[Aim]:
Can you copy out the data exactly? Leave the images out.

[Provided data]:
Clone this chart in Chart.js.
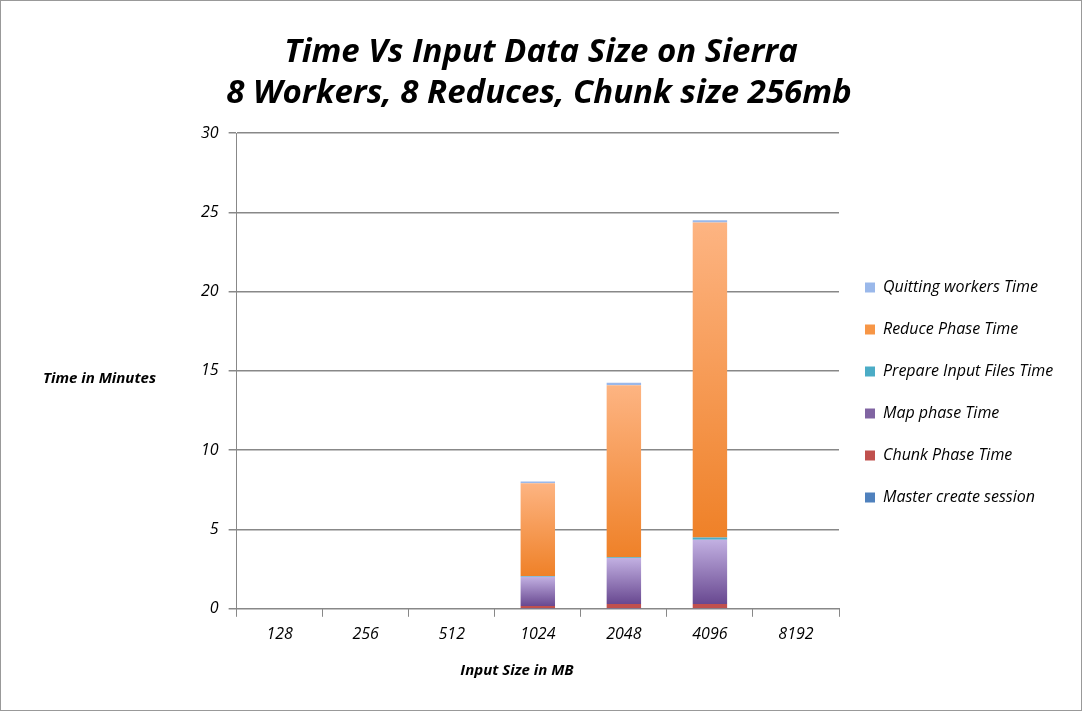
<!DOCTYPE html>
<html><head><meta charset="utf-8">
<script src="https://cdn.jsdelivr.net/npm/chart.js@4"></script>
<style>
html,body{margin:0;padding:0;background:#fff;}
#wrap{position:relative;width:1080px;height:709px;border:1px solid #999;}
</style></head><body>
<div id="wrap"><canvas id="c" width="1080" height="709"></canvas></div>
<script>
const categories = ['128', '256', '512', '1024', '2048', '4096', '8192'];
const masterSession = [0, 0, 0, 0.02, 0.02, 0.03];
const chunkPhase = [0, 0, 0, 0.15, 0.28, 0.27];
const mapPhase = [0, 0, 0, 1.85, 2.9, 4.05];
const prepareInput = [0, 0, 0, 0.05, 0.05, 0.15];
const reducePhase = [0, 0, 0, 5.85, 10.85, 19.85];
const quittingWorkers = [0, 0, 0, 0.1, 0.15, 0.15];
const yTicks = [0, 5, 10, 15, 20, 25, 30];
const seriesList = [masterSession, chunkPhase, mapPhase, prepareInput, reducePhase, quittingWorkers];

function grad(light, dark) {
  return (ctx) => {
    const ch = ctx.chart, y = ch.scales && ch.scales.y;
    if (!ch.chartArea || !y || ctx.type !== 'data') return dark;
    let below = 0;
    for (let k = 0; k < ctx.datasetIndex; k++) below += seriesList[k][ctx.dataIndex] || 0;
    const top = below + (seriesList[ctx.datasetIndex][ctx.dataIndex] || 0);
    const y0 = y.getPixelForValue(top), y1 = y.getPixelForValue(below);
    if (!isFinite(y0) || Math.abs(y1 - y0) < 1) return dark;
    const g = ch.ctx.createLinearGradient(0, y0, 0, y1);
    g.addColorStop(0, light); g.addColorStop(1, dark);
    return g;
  };
}

const extraText = {
  id: 'extraText',
  afterDraw(chart) {
    const c = chart.ctx;
    c.save();
    c.fillStyle = '#000';
    c.textAlign = 'center'; c.textBaseline = 'middle';
    c.font = 'italic bold 33px "Open Sans", sans-serif';
    c.fillText('Time Vs Input Data Size on Sierra', 540, 52);
    c.fillText('8 Workers, 8 Reduces, Chunk size 256mb', 538, 93);
    c.font = 'italic bold 15px "Open Sans", sans-serif';
    c.textAlign = 'left';
    c.fillText('Time in Minutes', 42, 378);
    c.textAlign = 'center';
    c.fillText('Input Size in MB', 516, 670);
    c.restore();
  }
};

new Chart(document.getElementById('c'), {
  type: 'bar',
  data: {
    labels: categories,
    datasets: [
      { label: 'Master create session', data: masterSession, backgroundColor: '#4f81bd' },
      { label: 'Chunk Phase Time', data: chunkPhase, backgroundColor: '#c0504d' },
      { label: 'Map phase Time', data: mapPhase, backgroundColor: grad('#c2b0e2', '#684890') },
      { label: 'Prepare Input Files Time', data: prepareInput, backgroundColor: '#4bacc6' },
      { label: 'Reduce Phase Time', data: reducePhase, backgroundColor: grad('#fdb482', '#ef8128') },
      { label: 'Quitting workers Time', data: quittingWorkers, backgroundColor: '#9ab8ea' }
    ].map(d => Object.assign(d, { borderWidth: 0, barPercentage: 0.4, categoryPercentage: 1 }))
  },
  options: {
    responsive: false,
    animation: false,
    layout: { padding: { left: 190, right: 26, top: 132, bottom: 58 } },
    plugins: {
      legend: {
        position: 'right', reverse: true,
        labels: {
          boxWidth: 10, boxHeight: 10, padding: 26, color: '#000',
          font: { family: '"Open Sans", sans-serif', size: 16, style: 'italic' },
          generateLabels(chart) {
            const cols = ['#4f81bd', '#c0504d', '#8064a2', '#4bacc6', '#f79646', '#9ab8ea'];
            return chart.data.datasets.map((d, i) => ({ text: d.label, fillStyle: cols[i], strokeStyle: cols[i], lineWidth: 0, datasetIndex: i }));
          }
        }
      },
      tooltip: { enabled: false }
    },
    scales: {
      x: {
        stacked: true,
        grid: { display: true, drawOnChartArea: false, color: '#888', offset: true, tickLength: 8 },
        border: { color: '#888' },
        ticks: { color: '#000', font: { family: '"Open Sans", sans-serif', size: 16, style: 'italic' }, padding: 8 }
      },
      y: {
        stacked: true, min: 0, max: 30,
        afterBuildTicks(axis) { axis.ticks = yTicks.map(v => ({ value: v })); },
        grid: { color: '#888', lineWidth: 1.5, tickLength: 8 },
        border: { color: '#888' },
        ticks: { color: '#000', font: { family: '"Open Sans", sans-serif', size: 16, style: 'italic' }, padding: 10 }
      }
    }
  },
  plugins: [extraText]
});
</script>
</body></html>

[Completed task]:
Clone this chart in Chart.js.
<!DOCTYPE html>
<html><head><meta charset="utf-8">
<script src="https://cdn.jsdelivr.net/npm/chart.js@4"></script>
<style>
html,body{margin:0;padding:0;background:#fff;}
#wrap{position:relative;width:1080px;height:709px;border:1px solid #999;}
</style></head><body>
<div id="wrap"><canvas id="c" width="1080" height="709"></canvas></div>
<script>
const categories = ['128', '256', '512', '1024', '2048', '4096', '8192'];
const masterSession = [0, 0, 0, 0.02, 0.02, 0.03];
const chunkPhase = [0, 0, 0, 0.15, 0.28, 0.27];
const mapPhase = [0, 0, 0, 1.85, 2.9, 4.05];
const prepareInput = [0, 0, 0, 0.05, 0.05, 0.15];
const reducePhase = [0, 0, 0, 5.85, 10.85, 19.85];
const quittingWorkers = [0, 0, 0, 0.1, 0.15, 0.15];
const yTicks = [0, 5, 10, 15, 20, 25, 30];
const seriesList = [masterSession, chunkPhase, mapPhase, prepareInput, reducePhase, quittingWorkers];

function grad(light, dark) {
  return (ctx) => {
    const ch = ctx.chart, y = ch.scales && ch.scales.y;
    if (!ch.chartArea || !y || ctx.type !== 'data') return dark;
    let below = 0;
    for (let k = 0; k < ctx.datasetIndex; k++) below += seriesList[k][ctx.dataIndex] || 0;
    const top = below + (seriesList[ctx.datasetIndex][ctx.dataIndex] || 0);
    const y0 = y.getPixelForValue(top), y1 = y.getPixelForValue(below);
    if (!isFinite(y0) || Math.abs(y1 - y0) < 1) return dark;
    const g = ch.ctx.createLinearGradient(0, y0, 0, y1);
    g.addColorStop(0, light); g.addColorStop(1, dark);
    return g;
  };
}

const extraText = {
  id: 'extraText',
  afterDraw(chart) {
    const c = chart.ctx;
    c.save();
    c.fillStyle = '#000';
    c.textAlign = 'center'; c.textBaseline = 'middle';
    c.font = 'italic bold 33px "Open Sans", sans-serif';
    c.fillText('Time Vs Input Data Size on Sierra', 540, 52);
    c.fillText('8 Workers, 8 Reduces, Chunk size 256mb', 538, 93);
    c.font = 'italic bold 15px "Open Sans", sans-serif';
    c.textAlign = 'left';
    c.fillText('Time in Minutes', 42, 378);
    c.textAlign = 'center';
    c.fillText('Input Size in MB', 516, 670);
    c.restore();
  }
};

new Chart(document.getElementById('c'), {
  type: 'bar',
  data: {
    labels: categories,
    datasets: [
      { label: 'Master create session', data: masterSession, backgroundColor: '#4f81bd' },
      { label: 'Chunk Phase Time', data: chunkPhase, backgroundColor: '#c0504d' },
      { label: 'Map phase Time', data: mapPhase, backgroundColor: grad('#c2b0e2', '#684890') },
      { label: 'Prepare Input Files Time', data: prepareInput, backgroundColor: '#4bacc6' },
      { label: 'Reduce Phase Time', data: reducePhase, backgroundColor: grad('#fdb482', '#ef8128') },
      { label: 'Quitting workers Time', data: quittingWorkers, backgroundColor: '#9ab8ea' }
    ].map(d => Object.assign(d, { borderWidth: 0, barPercentage: 0.4, categoryPercentage: 1 }))
  },
  options: {
    responsive: false,
    animation: false,
    layout: { padding: { left: 190, right: 26, top: 132, bottom: 58 } },
    plugins: {
      legend: {
        position: 'right', reverse: true,
        labels: {
          boxWidth: 10, boxHeight: 10, padding: 26, color: '#000',
          font: { family: '"Open Sans", sans-serif', size: 16, style: 'italic' },
          generateLabels(chart) {
            const cols = ['#4f81bd', '#c0504d', '#8064a2', '#4bacc6', '#f79646', '#9ab8ea'];
            return chart.data.datasets.map((d, i) => ({ text: d.label, fillStyle: cols[i], strokeStyle: cols[i], lineWidth: 0, datasetIndex: i }));
          }
        }
      },
      tooltip: { enabled: false }
    },
    scales: {
      x: {
        stacked: true,
        grid: { display: true, drawOnChartArea: false, color: '#888', offset: true, tickLength: 8 },
        border: { color: '#888' },
        ticks: { color: '#000', font: { family: '"Open Sans", sans-serif', size: 16, style: 'italic' }, padding: 8 }
      },
      y: {
        stacked: true, min: 0, max: 30,
        afterBuildTicks(axis) { axis.ticks = yTicks.map(v => ({ value: v })); },
        grid: { color: '#888', lineWidth: 1.5, tickLength: 8 },
        border: { color: '#888' },
        ticks: { color: '#000', font: { family: '"Open Sans", sans-serif', size: 16, style: 'italic' }, padding: 10 }
      }
    }
  },
  plugins: [extraText]
});
</script>
</body></html>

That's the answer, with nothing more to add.